E prosseguiu: "Primeiro, não vamos dizer 'sim' à sua adesão à NATO, uma organização de segurança. Eles impuseram sanções à Turquia".
Após as declarações de Erdogan, o secretário-geral da NATO, Jens Stoltenberg, contactou na segunda-feira por telefone o chefe da diplomacia turca, Mevlut Çavusoglu.
Mais tarde, Stoltenberg divulgou uma mensagem na sua conta oficial no Twitter sobre a conversa, onde salientou que a Turquia "é um valioso aliado e todas as suas preocupações de segurança devem ser atendidas. Devemos estar juntos neste momento histórico".
As "preocupações de segurança" que Erdogan pretende colocar relacionam-se afinal com a situação dos exilados políticos e imigrantes na Suécia e Finlândia. O Presidente turco continua a insistir que os refugiados políticos e imigrantes nesses dois países sejam detidos e deportados para a Turquia. De acordo com a agência noticiosa oficial Anadolu (AA), a Turquia "exige a extradição de cerca de 30 pessoas dos dois países".
As relações entre a Turquia e diversos atores internacionais, como notou recentemente a Gzero media, especialista na cobertura de temas globais, também registaram uma deterioração a partir de finais de 2020, e em simultâneo: a União Europeia pelas suas prospeções de hidrocarbonetos no Mediterrâneo, o Presidente francês Emmanuel Macron devido às suas posições sobre o Islão radical, os Estados Unidos e a NATO devido à compra de armamento russo e a Arábia Saudita na sequência do assassínio do jornalista e dissidente Jamal Kashoggi.
De momento, e quando se aproximam as decisivas eleições presidenciais e legislativas de 2023, o Presidente Erdogan, que controla o poder turco há mais de 20 anos, enfrenta um enorme desafio a nível interno, com a economia turca à beira do colapso.
A inflação registou recentemente um brutal aumento de 70%, também na sequência da desvalorização da moeda local, que perdeu 41% do seu valor em relação a dólar em 2021, e apesar de o Governo insistir em manter baixas taxas de juro.

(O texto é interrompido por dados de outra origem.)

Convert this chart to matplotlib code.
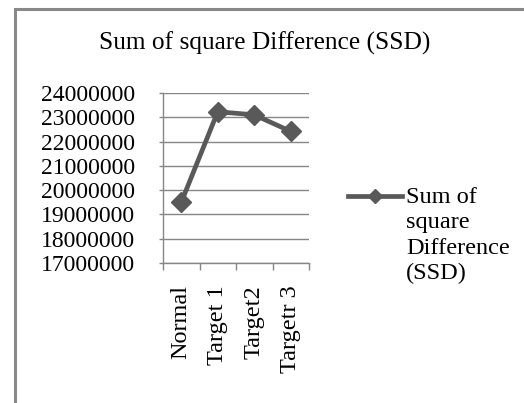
import numpy as np
import matplotlib as mpl
import matplotlib.pyplot as plt
from matplotlib.lines import Line2D
from matplotlib.patches import Rectangle

categories = ["Normal", "Target 1", "Target2", "Targetr 3"]
ssd_values = [19500000, 23230000, 23100000, 22420000]
y_ticks = [17000000, 18000000, 19000000, 20000000,
           21000000, 22000000, 23000000, 24000000]
series_name = "Sum of\nsquare\nDifference\n(SSD)"
title = "Sum of square Difference (SSD)"


def main():
    mpl.rcParams["font.family"] = ["Liberation Serif", "DejaVu Serif"]
    line_color = "#595959"
    grid_color = "#868686"

    fig = plt.figure(figsize=(5.24, 4.03), dpi=100)
    fig.patch.set_facecolor("white")

    # chart frame, open on the right and bottom
    fig.add_artist(Rectangle((15 / 524, -0.1), 1.2, 1 - 9 / 403 + 0.1,
                             transform=fig.transFigure, fill=False,
                             edgecolor="#888888", linewidth=2.2))

    ax = fig.add_axes([163 / 524, 1 - 263 / 403, 146 / 524, 170 / 403])
    x = np.arange(len(categories))
    ax.plot(x, ssd_values, color=line_color, linewidth=3.4,
            marker="D", markersize=10, markerfacecolor=line_color,
            markeredgecolor=line_color, solid_joinstyle="miter", zorder=3)

    ax.set_xlim(-0.5, len(categories) - 0.5)
    ax.set_ylim(y_ticks[0], y_ticks[-1])
    ax.set_yticks(y_ticks)
    ax.set_yticklabels([str(v) for v in y_ticks], fontsize=17)
    ax.yaxis.grid(True, color=grid_color, linewidth=1)
    ax.set_axisbelow(True)

    ax.set_xticks(x)
    ax.set_xticklabels(categories, rotation=90, fontsize=17.5,
                       ha="center", va="top")
    ax.set_xticks(np.arange(-0.5, len(categories)), minor=True)
    ax.tick_params(axis="x", which="major", length=0, pad=16)
    ax.tick_params(axis="x", which="minor", length=5, color=grid_color,
                   width=1)
    ax.tick_params(axis="y", length=3, color=grid_color, width=1, pad=17)

    for side in ["top", "right"]:
        ax.spines[side].set_visible(False)
    for side in ["left", "bottom"]:
        ax.spines[side].set_color(grid_color)
        ax.spines[side].set_linewidth(1)

    fig.text(265 / 524, 1 - 43 / 403, title, fontsize=18.3,
             ha="center", va="center")

    # legend entry drawn by hand so the marker sits on the first line
    ly = 1 - 196 / 403
    fig.add_artist(Line2D([348 / 524, 402 / 524], [ly, ly],
                          transform=fig.transFigure, color=line_color,
                          linewidth=3.4))
    fig.add_artist(Line2D([375 / 524], [ly], transform=fig.transFigure,
                          marker="D", markersize=7, color=line_color))
    fig.text(406 / 524, 1 - 187 / 403, series_name, fontsize=17.5,
             ha="left", va="top", linespacing=1.27)

    fig.savefig("out.png", dpi=100)


if __name__ == "__main__":
    main()
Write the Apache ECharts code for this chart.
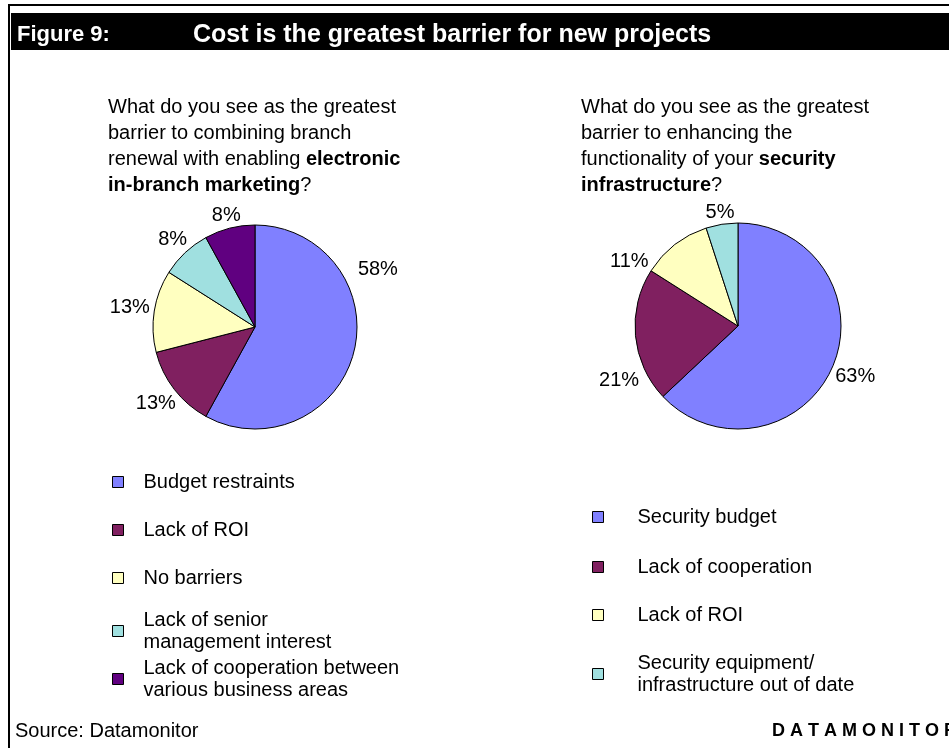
<!DOCTYPE html>
<html>
<head>
<meta charset="utf-8">
<title>Figure 9</title>
<script src="https://cdn.jsdelivr.net/npm/echarts@6/dist/echarts.min.js"></script>
<style>
  html, body { margin: 0; padding: 0; background: #fff; }
  #main { width: 949px; height: 748px; }
</style>
</head>
<body>
<div id="main"></div>
<script>
var font = 'Arial, "Liberation Sans", sans-serif';

// left pie: electronic in-branch marketing
var branchNames = [
    'Budget restraints',
    'Lack of ROI',
    'No barriers',
    'Lack of senior\nmanagement interest',
    'Lack of cooperation between\nvarious business areas'
];
var branchValues = [58, 13, 13, 8, 8];
var branchColors = ['#8080FF', '#802060', '#FFFFC0', '#A0E0E0', '#600080'];

// right pie: security infrastructure
var securityNames = [
    'Security budget',
    'Lack of cooperation',
    'Lack of ROI',
    'Security equipment/\ninfrastructure out of date'
];
var securityValues = [63, 21, 11, 5];
var securityColors = ['#8080FF', '#802060', '#FFFFC0', '#A0E0E0'];

// a few labels were dragged by hand in the original, offsets from the automatic spot
var labelNudges = [
    { 0: [0, -89] },
    { 1: [8, 42], 2: [-33, 33] }
];

var chart = echarts.init(document.getElementById('main'));

function pieData(names, values, colors) {
    return names.map(function (name, i) {
        return { name: name, value: values[i], itemStyle: { color: colors[i] } };
    });
}

// one legend block per row, so the rows can keep the original rhythm
function legendRows(names, colors, left, centers, textGap) {
    return names.map(function (name, i) {
        var lines = name.split('\n').length;
        return {
            orient: 'vertical',
            left: left,
            top: centers[i] - lines * 11,
            padding: 0,
            icon: 'rect',
            itemWidth: 11,
            itemHeight: 11,
            selectedMode: false,
            itemStyle: { borderColor: '#000', borderWidth: 1 },
            textStyle: {
                fontFamily: font, fontSize: 20, lineHeight: 22, color: '#000',
                padding: [0, 0, 0, textGap]
            },
            data: [{ name: name, itemStyle: { color: colors[i], borderColor: '#000', borderWidth: 1 } }]
        };
    });
}

// centre each label a little outside the slice, along its middle angle (like Excel does)
function placeLabel(p) {
    var pts = p.labelLinePoints;
    if (!pts) {
        return {};
    }
    var dx = pts[1][0] - pts[0][0];
    var dy = pts[1][1] - pts[0][1];
    var len = Math.sqrt(dx * dx + dy * dy) || 1;
    dx /= len;
    dy /= len;
    var d = 4 + Math.abs(dx) * p.labelRect.width / 2 + Math.abs(dy) * (p.labelRect.height / 2 - 4);
    var nudge = (labelNudges[p.seriesIndex] || {})[p.dataIndex] || [0, 0];
    return {
        x: pts[0][0] + dx * d + nudge[0],
        y: pts[0][1] + dy * d + nudge[1],
        align: 'center',
        verticalAlign: 'middle'
    };
}

function pieSeries(center, radius, names, values, colors) {
    return {
        type: 'pie',
        center: center,
        radius: radius,
        startAngle: 90,
        clockwise: true,
        avoidLabelOverlap: false,
        itemStyle: { borderColor: '#000', borderWidth: 1 },
        label: {
            position: 'outside',
            formatter: '{c}%',
            fontFamily: font,
            fontSize: 20,
            color: '#000',
            distanceToLabelLine: 0
        },
        labelLine: { show: true, length: 4, length2: 0, lineStyle: { opacity: 0 } },
        labelLayout: placeLabel,
        emphasis: { disabled: true },
        data: pieData(names, values, colors)
    };
}

var questionStyle = {
    fontFamily: font,
    fontSize: 20,
    fontWeight: 'normal',
    lineHeight: 26,
    color: '#000',
    rich: {
        n: { fontFamily: font, fontSize: 20, fontWeight: 'normal', lineHeight: 26, color: '#000' },
        b: { fontFamily: font, fontSize: 20, fontWeight: 'bold', lineHeight: 26, color: '#000' }
    }
};

var option = {
    animation: false,
    backgroundColor: '#fff',
    title: [{
        left: 108,
        top: 94,
        padding: 0,
        text: '{n|What do you see as the greatest}\n{n|barrier to combining branch}\n' +
            '{n|renewal with enabling }{b|electronic}\n{b|in-branch marketing}{n|?}',
        textStyle: questionStyle
    }, {
        left: 581,
        top: 94,
        padding: 0,
        text: '{n|What do you see as the greatest}\n{n|barrier to enhancing the}\n' +
            '{n|functionality of your }{b|security}\n{b|infrastructure}{n|?}',
        textStyle: questionStyle
    }],
    legend: legendRows(branchNames, branchColors, 112, [482, 530, 578, 631, 679], 15)
        .concat(legendRows(securityNames, securityColors, 592, [517, 567, 615, 674], 29)),
    graphic: [
        { type: 'rect', shape: { x: 8, y: 4, width: 941, height: 2 }, style: { fill: '#000' } },
        { type: 'rect', shape: { x: 8, y: 4, width: 2, height: 744 }, style: { fill: '#000' } },
        { type: 'rect', shape: { x: 11, y: 13, width: 938, height: 37 }, style: { fill: '#000' } },
        {
            type: 'text', x: 17, y: 35,
            style: { text: 'Figure 9:', fill: '#fff', font: 'bold 22px ' + font, verticalAlign: 'middle' }
        },
        {
            type: 'text', x: 193, y: 35,
            style: {
                text: 'Cost is the greatest barrier for new projects', fill: '#fff',
                font: 'bold 25px ' + font, verticalAlign: 'middle'
            }
        },
        {
            type: 'text', x: 15, y: 731,
            style: { text: 'Source: Datamonitor', fill: '#000', font: '20px ' + font, verticalAlign: 'middle' }
        },
        {
            type: 'text', x: 772, y: 731,
            style: { text: 'D A T A M O N I T O R', fill: '#000', font: 'bold 18px ' + font, verticalAlign: 'middle' }
        }
    ],
    series: [
        pieSeries([255, 327], 102, branchNames, branchValues, branchColors),
        pieSeries([738, 326], 103, securityNames, securityValues, securityColors)
    ]
};

chart.setOption(option);
</script>
</body>
</html>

A Turquia necessita da ajuda financeira de países estrangeiros, e muitos deles situam-se na vizinhança do país euro-asiático. Esta situação explica a recente aproximação de Erdogan ao Egito, Israel, Arábia Saudita e Emirados Árabes Unidos, de quem Ancara espera investimentos para revitalizar a economia turca.
Em simultâneo, também necessita de manter o delicado equilíbrio nas suas relações com os aliados ocidentais e a Rússia em torno da guerra na Ucrânia.
Apesar de as suas tentativas de mediação não terem aparentemente resultado, Ancara é um dos poucos países que mantém relações cordiais com a Rússia e a Ucrânia.
E apesar de não ter aplicado sanções à Rússia, acedeu aos pedidos da Ucrânia para não permitir que navios russos transitassem através das águas turcas que ligam o Mediterrâneo ao mar Negro.
No entanto, diversos membros da Aliança, em particular os Estados Unidos e Reino Unido, e mesmo o Canadá, consideram que este delicado equilíbrio turco pode ser efémero. Censuram a compra dos S-400 à Rússia, e os Estados Unidos não tiveram sucesso em convencer Ancara a entregar este equipamento militar à Ucrânia.
Alguns suspeitam mesmo que a Turquia vai ajudar a Rússia a minimizar o amplo pacote de sanções imposto pelo ocidente, e veem uma influência de Putin nas ameaças de Erdogan dirigidas à Finlândia e Suécia,
No entanto, é do convencimento quase geral que a Turquia acabará por ceder ao ocidente, devido à urgente necessidade de investimento europeu e norte-americano. Para Erdogan, também uma questão de sobrevivência política, e quando em 29 de outubro do próximo ano se celebra o primeiro centenário da declaração da República da Turquia.